British Chancellor George Osborne stated in early August that the Eurozone should move towards a fiscal union, with supranational control on budgets, taxes and public spending in order to shore up the euro-currency, but that the UK would not be joining that.

This marks an important change in UK Government policy, which has sought since 1961 to be at the heart of the EU, sharing basic EU policy-making with Germany and France.

If the Irish State goes along with moves towards a Eurozone fiscal union, while the North stays with sterling in the UK, it must profoundly deepen the political-economic gulf between North and South in Ireland.

The Coalition Government in Dublin is now preparing to ratify the European Stability Mechanism Treaty for the Eurozone which Finance Minister Michael Noonan signed on 11 July, as well as the Article 136 TFEU amendment to the EU Treaties which permits that, without a constitutional referendum.

The ESM Treaty commits Ireland “irreversibly and unconditionally” to contributing €11 billion in various forms of capital to the ESM Fund from 2013, with provision for regular capital increases thereafter.

This mechanism is seen by Germany and France as the way to establish a two-tier EU, with themselves effectively running an inner-core Eurozone, and the Irish State, if it remains with the Euro-currency, effectively reduced to being a permanent financial fiefdom of Germany and its allies.

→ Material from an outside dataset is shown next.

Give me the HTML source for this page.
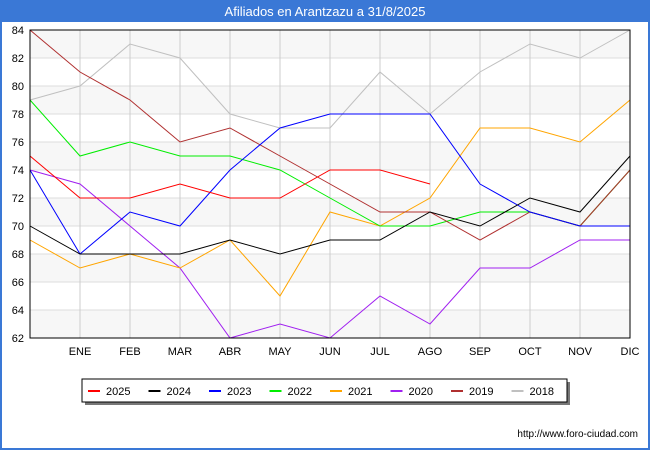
<!DOCTYPE html>
<html><head><meta charset="utf-8"><style>
body{margin:0;width:650px;height:450px;background:#fff;font-family:"Liberation Sans",sans-serif;overflow:hidden}
</style></head><body>
<svg width="650" height="450" xmlns="http://www.w3.org/2000/svg">
<rect x="0" y="0" width="650" height="450" fill="#3a78d6"/>
<rect x="2" y="22" width="646" height="426" fill="#fff"/>
<text x="325" y="16" text-anchor="middle" fill="#fff" font-size="13">Afiliados en Arantzazu a 31/8/2025</text>
<g id="grid"></g>
<g id="lines"></g>
<rect x="30" y="30" width="600" height="308" fill="none" stroke="#000" stroke-width="1"/>
<g id="legend"></g>
<text x="638" y="437" text-anchor="end" font-size="10" fill="#000">http://www.foro-ciudad.com</text>
</svg>
<script>
const months=["","ENE","FEB","MAR","ABR","MAY","JUN","JUL","AGO","SEP","OCT","NOV","DIC"];
const yTicks=[62,64,66,68,70,72,74,76,78,80,82,84];
const seriesNames=["2025","2024","2023","2022","2021","2020","2019","2018"];
const seriesColors=["#ff0000","#000000","#0000ff","#00ee00","#ffa500","#a020f0","#b03030","#c0c0c0"];
const s2025=[75,72,72,73,72,72,74,74,73];
const s2024=[70,68,68,68,69,68,69,69,71,70,72,71,75];
const s2023=[74,68,71,70,74,77,78,78,78,73,71,70,70];
const s2022=[79,75,76,75,75,74,72,70,70,71,71,70,74];
const s2021=[69,67,68,67,69,65,71,70,72,77,77,76,79];
const s2020=[74,73,70,67,62,63,62,65,63,67,67,69,69];
const s2019=[84,81,79,76,77,75,73,71,71,69,71,70,74];
const s2018=[79,80,83,82,78,77,77,81,78,81,83,82,84];
const allSeries=[s2025,s2024,s2023,s2022,s2021,s2020,s2019,s2018];
const drawOrder=[7,5,4,3,6,2,1,0];
const NS="http://www.w3.org/2000/svg";
const X=i=>30+i*50, Y=v=>338-(v-62)*14;
function mk(t,a,p){const e=document.createElementNS(NS,t);for(const k in a)e.setAttribute(k,a[k]);p.appendChild(e);return e;}
const g=document.getElementById('grid');
for(let i=0;i<yTicks.length-1;i++){if(i%2==0){const r=mk('rect',{x:30,y:Y(yTicks[i+1]),width:600,height:Y(yTicks[i])-Y(yTicks[i+1]),fill:'#f7f7f7'},g);

}}
yTicks.forEach(v=>{const l=mk('line',{x1:30,x2:630,y1:Y(v),y2:Y(v),stroke:'#ddd'},g);


const t=mk('text',{x:24,y:Y(v)+4,'text-anchor':'end','font-size':11},g);t.textContent=v;

});
months.forEach((m,i)=>{if(i==0)return;const l=mk('line',{x1:X(i),x2:X(i),y1:30,y2:338,stroke:'#ccc'},g);


const t=mk('text',{x:X(i),y:355,'text-anchor':'middle','font-size':11},g);t.textContent=m;

});
const L=document.getElementById('lines');
drawOrder.forEach(s=>{const p=mk('polyline',{points:allSeries[s].map((v,i)=>X(i)+','+Y(v)).join(' '),fill:'none',stroke:seriesColors[s],'stroke-width':1},L);

});
const lg=document.getElementById('legend');
mk('rect',{x:85,y:382,width:485,height:23,fill:'#777'},lg);
const box=mk('rect',{x:82,y:379,width:485,height:23,fill:'#fff',stroke:'#000'},lg);


seriesNames.forEach((n,i)=>{const x=88+i*60.5;
const l=mk('line',{x1:x,x2:x+12,y1:391,y2:391,stroke:seriesColors[i],'stroke-width':2},lg);


const t=mk('text',{x:x+18,y:395,'font-size':11},lg);t.textContent=n;

});
</script>
</body></html>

This ESM Treaty is the first use of the “self-amending” Article 48.6 TEU of the EU Treaties which was inserted by the Treaty of Lisbon.

It is seen by the Fine Gael-Labour Government, as well as by its Fianna Fail predecessor, as a way round the restrictions on ratifying new EU Treaties without constitutional referendums here which were laid down by the Supreme Court in its 1987 Crotty judgement.

There is still a little time left for Ireland to foil this power grab by the Eurozone elite if our political leaders can summon the courage to serve the Irish people rather than themselves.